At that time banks were not permitted to trade in the stock market. So if some banks were falling short of government securities, then RFDs were allowed. Using RFDs, a bank could take short-term loans from another bank with government bonds as collateral. So instead of transferring actual bonds, bank receipts were created for such transactions.
The tenure was 15 days and the difference in prices would make up the interest charge. Brokers played intermediaries in these transactions and Harshad Mehta was one such broker.
Brokers ensured that the banks would not know other dealing parties until an agreement was made and availability of liquidity ensured. Money was transferred to him and Mehta utilised this temporary money to buy stocks. Some well-known stocks skyrocketed in a short period, eg ACC price went from Rs 200 to Rs 9,000.
Also, through forgery bank receipts were created without the collateral of government bonds. This was a scam inside a scam. On April 23, 1992, journalist Sucheta Dalal exposed the scam in a column in Times of India. The market started tanking with a huge fall in share prices. Many brokers and shareholders were hit.
A new film, The Big Bull, starring Abhishek Bacchan and produced by Ajay Devgan is also being talked about and is said to be loosely based on this storyline. SonyLiv has already released the series Scam 1992 The Harshad Mehta Story, which has been directed by national award-winning filmmaker Hansal Mehta.
Every such event acts as a catalyst to reforms, policy changes and strengthening of rules and regulations. India's financial markets were quite unorganised in those times. We have come a long way today, with computerisation, clusters and financial instruments.
Confidences in the Indian ecosystem from FII and investors have grown by leaps and bounds. Public interest is put first in such regulations. We have now the Investor Protection Fund to meet the legitimate investment claims.
Orders and transactions happen with transparency and efficiency. We have evolved for much better. Since 1992, India has changed drastically but for the good. Income tax above 1 lakh was 40 percent at that time. The corporate tax rate in 1994 was 40 percent, which is 25 percent today and is moving well towards the global rate.

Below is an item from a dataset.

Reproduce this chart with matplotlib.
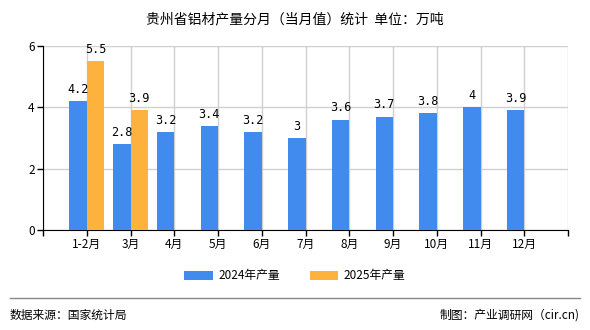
import matplotlib
matplotlib.use("Agg")
import matplotlib.pyplot as plt
import numpy as np

plt.rcParams['font.family'] = ['Noto Sans CJK SC', 'DejaVu Sans']

months = ["1-2月", "3月", "4月", "5月", "6月", "7月", "8月", "9月", "10月", "11月", "12月"]
prod_2024 = [4.2, 2.8, 3.2, 3.4, 3.2, 3.0, 3.6, 3.7, 3.8, 4.0, 3.9]
prod_2025 = [5.5, 3.9]
label_2024 = "2024年产量"
label_2025 = "2025年产量"

blue = "#418BEE"
orange = "#FDB23D"

fig = plt.figure(figsize=(5.9, 3.3), dpi=100)
ax = fig.add_axes([43/590, 1-230/330, (568-43)/590, (230-46)/330])

x = np.arange(len(months))
w = 0.4
b1 = ax.bar(x - w/2, prod_2024, w, color=blue, label=label_2024, zorder=3)
b2 = ax.bar(np.arange(len(prod_2025)) + w/2, prod_2025, w, color=orange, label=label_2025, zorder=3)

def fmt(v):
    return "%g" % v

for bars, vals in ((b1, prod_2024), (b2, prod_2025)):
    for r, v in zip(bars, vals):
        ax.text(r.get_x() + r.get_width()/2, v + 0.17, fmt(v), ha='center', va='bottom',
                fontsize=8.5, family='DejaVu Sans Mono', zorder=4)

ax.set_xlim(-1, len(months))
ax.set_ylim(0, 6)
ax.set_xticks(np.arange(-1, len(months) + 1))
ax.set_xticklabels([""] + months + [""], fontsize=8.5)
ax.set_yticks([0, 2, 4, 6])
ax.set_yticklabels(["0", "2", "4", "6"], fontsize=8.5)
ax.grid(True, color="#d0d0d0", linewidth=1, zorder=0)
ax.set_axisbelow(True)
for s in ("top", "right"):
    ax.spines[s].set_visible(False)
ax.spines["left"].set_color("black")
ax.spines["bottom"].set_color("black")
ax.tick_params(axis='both', length=4, width=1, color="black", pad=2)

fig.text(0.5, 1-19/330, "贵州省铝材产量分月（当月值）统计  单位：万吨", ha='center', va='center', fontsize=10)

fig.legend(handles=[b1, b2], labels=[label_2024, label_2025], loc='center',
           bbox_to_anchor=(0.5, 1-276/330), ncol=2, frameon=False, fontsize=8.5,
           handlelength=2.4, handleheight=0.8, columnspacing=2.5, handletextpad=0.5)

fig.add_artist(plt.Line2D([10/590, 580/590], [1-298/330, 1-298/330], color="#888888", linewidth=1))
fig.text(10/590, 1-315/330, "数据来源：国家统计局", ha='left', va='center', fontsize=8.5)
fig.text(580/590, 1-315/330, "制图：产业调研网（cir.cn)", ha='right', va='center', fontsize=8.5)

fig.savefig("out.png", dpi=100)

This makes India a highly competitive investment destination, where tax rates are similar to other countries with the largest English-speaking talented young population in a highly internet-connected world with democratic governance.
Listing of agreements, Securities Laws (Amendments) Act 1995, regulatory guidelines on venture funds, FII and company disclosures are way better placed today to maintain transparency and efficiency.
Warren Buffett says it takes years to build a reputation but a minute to destroy it. One should always focus on building trust and not on short cuts. Systems should always be preventive than corrective. Whenever there are some asset bubbles and markets swing to irrational exuberance without any reason, it is time to pause and reflect.
I recall a quote by Alan Greenspan. “Capitalism is based on self-interest and self-esteem; it holds integrity and trustworthiness as cardinal virtues and makes them pay off in the marketplace.”
Also, we learn from history that whenever complex financial instruments arise and detrimental risk effects on the system are not measured and analysed at the very start, such risks will keep visiting.